EXERCISE AIM »
Quote from the first line below through the line that contains "plt.rcParams['font.family'] = ['Roboto", both included, and leave the pictures out.

MATERIAL PROVIDED »
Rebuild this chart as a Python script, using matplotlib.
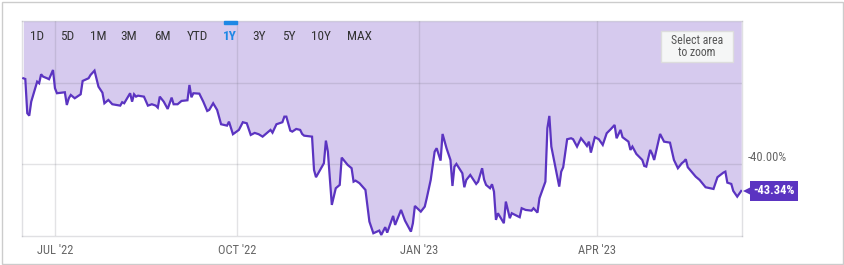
import matplotlib
matplotlib.use('Agg')
import pandas as pd
import numpy as np
import matplotlib.pyplot as plt
import matplotlib.patches as mpatches
import matplotlib.transforms as mtransforms

plt.rcParams['font.family'] = ['Roboto Condensed', 'Liberation Sans Narrow', 'Roboto', 'DejaVu Sans']

# data (cumulative % change, 1Y)
dates = [
    "2022-06-15", "2022-06-16", "2022-06-17", "2022-06-18", "2022-06-19", "2022-06-21",
    "2022-06-22", "2022-06-23", "2022-06-24", "2022-06-25", "2022-06-27", "2022-06-28",
    "2022-06-30", "2022-07-01", "2022-07-02", "2022-07-06", "2022-07-07", "2022-07-08",
    "2022-07-09", "2022-07-11", "2022-07-14", "2022-07-15", "2022-07-18", "2022-07-19",
    "2022-07-21", "2022-07-23", "2022-07-25", "2022-07-26", "2022-07-28", "2022-07-30",
    "2022-08-03", "2022-08-04", "2022-08-05", "2022-08-08", "2022-08-09", "2022-08-10",
    "2022-08-11", "2022-08-12", "2022-08-15", "2022-08-17", "2022-08-19", "2022-08-21",
    "2022-08-22", "2022-08-23", "2022-08-25", "2022-08-27", "2022-08-29", "2022-08-30",
    "2022-09-01", "2022-09-03", "2022-09-06", "2022-09-07", "2022-09-08", "2022-09-09",
    "2022-09-12", "2022-09-14", "2022-09-16", "2022-09-17", "2022-09-19", "2022-09-21",
    "2022-09-23", "2022-09-26", "2022-09-27", "2022-09-29", "2022-10-02", "2022-10-04",
    "2022-10-06", "2022-10-08", "2022-10-10", "2022-10-12", "2022-10-14", "2022-10-18",
    "2022-10-19", "2022-10-21", "2022-10-24", "2022-10-25", "2022-10-26", "2022-10-28",
    "2022-10-29", "2022-10-31", "2022-11-02", "2022-11-03", "2022-11-04", "2022-11-08",
    "2022-11-09", "2022-11-10", "2022-11-14", "2022-11-15", "2022-11-16", "2022-11-18",
    "2022-11-20", "2022-11-22", "2022-11-23", "2022-11-26", "2022-11-28", "2022-11-29",
    "2022-11-30", "2022-12-02", "2022-12-05", "2022-12-07", "2022-12-09", "2022-12-12",
    "2022-12-13", "2022-12-15", "2022-12-16", "2022-12-19", "2022-12-20", "2022-12-23",
    "2022-12-25", "2022-12-28", "2022-12-29", "2022-12-30", "2023-01-02", "2023-01-04",
    "2023-01-05", "2023-01-07", "2023-01-09", "2023-01-10", "2023-01-12", "2023-01-13",
    "2023-01-15", "2023-01-17", "2023-01-18", "2023-01-19", "2023-01-20", "2023-01-23",
    "2023-01-24", "2023-01-25", "2023-01-27", "2023-01-30", "2023-01-31", "2023-02-02",
    "2023-02-03", "2023-02-04", "2023-02-06", "2023-02-07", "2023-02-08", "2023-02-09",
    "2023-02-10", "2023-02-13", "2023-02-14", "2023-02-16", "2023-02-17", "2023-02-21",
    "2023-02-22", "2023-02-24", "2023-02-27", "2023-02-28", "2023-03-02", "2023-03-03",
    "2023-03-06", "2023-03-07", "2023-03-08", "2023-03-09", "2023-03-13", "2023-03-14",
    "2023-03-15", "2023-03-17", "2023-03-19", "2023-03-20", "2023-03-22", "2023-03-24",
    "2023-03-26", "2023-03-27", "2023-03-28", "2023-03-29", "2023-03-31", "2023-04-02",
    "2023-04-04", "2023-04-06", "2023-04-08", "2023-04-10", "2023-04-11", "2023-04-13",
    "2023-04-14", "2023-04-17", "2023-04-18", "2023-04-19", "2023-04-21", "2023-04-24",
    "2023-04-25", "2023-04-26", "2023-04-28", "2023-04-29", "2023-04-30", "2023-05-03",
    "2023-05-05", "2023-05-08", "2023-05-10", "2023-05-12", "2023-05-14", "2023-05-15",
    "2023-05-16", "2023-05-17", "2023-05-21", "2023-05-23", "2023-05-26", "2023-05-30",
    "2023-06-01", "2023-06-04", "2023-06-05", "2023-06-06", "2023-06-08", "2023-06-09",
    "2023-06-11", "2023-06-13",
]
values = [
    -29.42, -29.51, -33.74, -34.04, -32.31, -30.65,
    -29.84, -30.04, -28.93, -29.22, -29.42, -29.54,
    -28.40, -30.65, -31.27, -31.15, -32.72, -31.89,
    -31.48, -31.89, -31.40, -29.75, -29.42, -29.01,
    -28.48, -30.46, -31.20, -32.51, -32.10, -32.63,
    -32.80, -32.38, -32.51, -31.27, -32.31, -31.40,
    -31.69, -31.57, -31.69, -32.80, -32.63, -32.80,
    -33.05, -31.69, -32.31, -33.21, -31.81, -32.63,
    -32.63, -32.22, -32.14, -30.25, -31.77, -31.27,
    -31.32, -32.31, -33.46, -33.33, -32.51, -33.33,
    -35.10, -35.27, -34.78, -36.33, -35.80, -34.85,
    -34.98, -36.42, -36.17, -36.33, -36.63, -35.80,
    -36.14, -35.10, -34.85, -34.16, -34.16, -35.89,
    -36.01, -35.68, -35.80, -36.30, -36.51, -36.63,
    -40.74, -41.64, -39.91, -37.12, -38.48, -45.06,
    -43.00, -42.59, -39.22, -40.12, -40.53, -42.19,
    -42.06, -42.38, -43.21, -47.12, -48.56, -48.23,
    -48.77, -47.81, -48.48, -46.42, -47.53, -45.68,
    -47.00, -48.36, -47.32, -45.19, -45.89, -45.27,
    -44.23, -41.98, -38.48, -38.06, -39.59, -36.30,
    -38.06, -39.51, -42.72, -40.33, -40.00, -41.15,
    -42.88, -41.98, -41.36, -42.47, -42.19, -40.53,
    -41.93, -42.59, -43.00, -42.51, -43.42, -46.91,
    -46.09, -47.32, -44.65, -46.70, -46.09, -46.58,
    -45.47, -45.68, -45.77, -45.47, -46.01, -44.23,
    -42.19, -35.59, -34.07, -37.86, -42.80, -40.95,
    -40.41, -36.95, -36.83, -36.95, -37.86, -36.83,
    -37.44, -37.78, -37.25, -38.60, -36.70, -36.95,
    -37.65, -36.21, -35.72, -35.19, -36.83, -35.80,
    -36.70, -37.25, -38.27, -37.86, -38.77, -39.51,
    -40.25, -40.33, -38.27, -38.77, -39.51, -36.30,
    -37.25, -37.37, -39.51, -40.53, -39.91, -39.72,
    -39.42, -40.41, -41.57, -41.98, -42.88, -43.09,
    -41.64, -41.07, -40.95, -42.31, -42.47, -43.33,
    -44.04, -43.34,
]
tick_dates = ["2022-07-01", "2022-10-01", "2023-01-01", "2023-04-01"]
tick_labels = ["JUL '22", "OCT '22", "JAN '23", "APR '23"]
grid_values = [-30, -40]
range_buttons = ["1D", "5D", "1M", "3M", "6M", "YTD", "1Y", "3Y", "5Y", "10Y", "MAX"]
button_x = [37, 67, 98, 129, 162, 197, 230, 259, 289, 321, 359]

x = pd.to_datetime(dates)
y = np.array(values)

line_col = "#5b34c1"
fill_col = "#d6caee"

fig = plt.figure(figsize=(8.44, 2.65), dpi=100)
ax = fig.add_axes([22/844, 1-236/265, 720/844, 215/265])

ylo, yhi = -48.9, -22.35
ax.set_ylim(ylo, yhi)
ax.set_xlim(pd.Timestamp("2022-06-14 08:00"), pd.Timestamp("2023-06-13 10:00"))

ax.fill_between(x, y, yhi, color=fill_col, linewidth=0, zorder=1)
ax.plot(x, y, color=line_col, linewidth=1.6, zorder=4, solid_joinstyle='miter')

for g in grid_values:
    ax.axhline(g, color=(0.45, 0.45, 0.5), alpha=0.2, linewidth=1, zorder=2)
for d in tick_dates:
    ax.axvline(pd.Timestamp(d), color=(0.45, 0.45, 0.5), alpha=0.2, linewidth=1, zorder=2)

ax.set_xticks(pd.to_datetime(tick_dates))
ax.set_xticklabels(tick_labels, color="#666666", fontsize=9)
ax.tick_params(axis='x', length=0, pad=5.5)
ax.set_yticks([])
for s in ax.spines.values():
    s.set_color((0.45, 0.45, 0.5))
    s.set_alpha(0.22)
    s.set_linewidth(1)

# value axis label
ax.annotate("-40.00%", xy=(1, -40), xycoords=('axes fraction', 'data'),
            xytext=(4, 4.5), textcoords='offset points', ha='left', va='center',
            color="#666666", fontsize=9)

# last value marker
edge = mtransforms.blended_transform_factory(ax.transAxes, ax.transData)
ax.plot([1.0], [y[-1]], marker='<', markersize=7, color=line_col, clip_on=False,
        transform=edge + mtransforms.ScaledTranslation(4/72, 0, fig.dpi_scale_trans),
        markeredgewidth=0, zorder=6)
ax.annotate("-43.34%", xy=(1, y[-1]), xycoords=('axes fraction', 'data'),
            xytext=(23, 0), textcoords='offset points', ha='center', va='center',
            color="white", fontsize=9, fontweight='bold',
            bbox=dict(boxstyle='square,pad=0.3', fc=line_col, ec='none'))

# range selector
for lab, bx in zip(range_buttons, button_x):
    sel = lab == "1Y"
    fig.text(bx/844, 1-36/265, lab, ha='center', va='center', fontsize=9.5,
             color="#1e88e5" if sel else "#333333", fontweight='bold' if sel else 'normal')
fig.patches.append(mpatches.Rectangle((224/844, 1-23.5/265), 13/844, 2.5/265,
                                      transform=fig.transFigure, color="#1e88e5"))

# zoom hint box
fig.patches.append(mpatches.Rectangle((661/844, 1-62/265), 72/844, 31/265,
                                      transform=fig.transFigure, fc="#f5f6f6", ec="#dddddd", lw=1))
fig.text(697/844, 1-40.5/265, "Select area", ha='center', va='center', fontsize=8.5, color="#555555")
fig.text(697/844, 1-52.5/265, "to zoom", ha='center', va='center', fontsize=8.5, color="#555555")

# outer frame
fig.patches.append(mpatches.Rectangle((1.5/844, 1.5/265), 841/844, 262/265,
                                      transform=fig.transFigure, fill=False, ec="#cccccc", lw=1))

plt.savefig("out.png", dpi=100)
plt.close()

FINAL RESULT »
Rebuild this chart as a Python script, using matplotlib.
import matplotlib
matplotlib.use('Agg')
import pandas as pd
import numpy as np
import matplotlib.pyplot as plt
import matplotlib.patches as mpatches
import matplotlib.transforms as mtransforms

plt.rcParams['font.family'] = ['Roboto Condensed', 'Liberation Sans Narrow', 'Roboto', 'DejaVu Sans']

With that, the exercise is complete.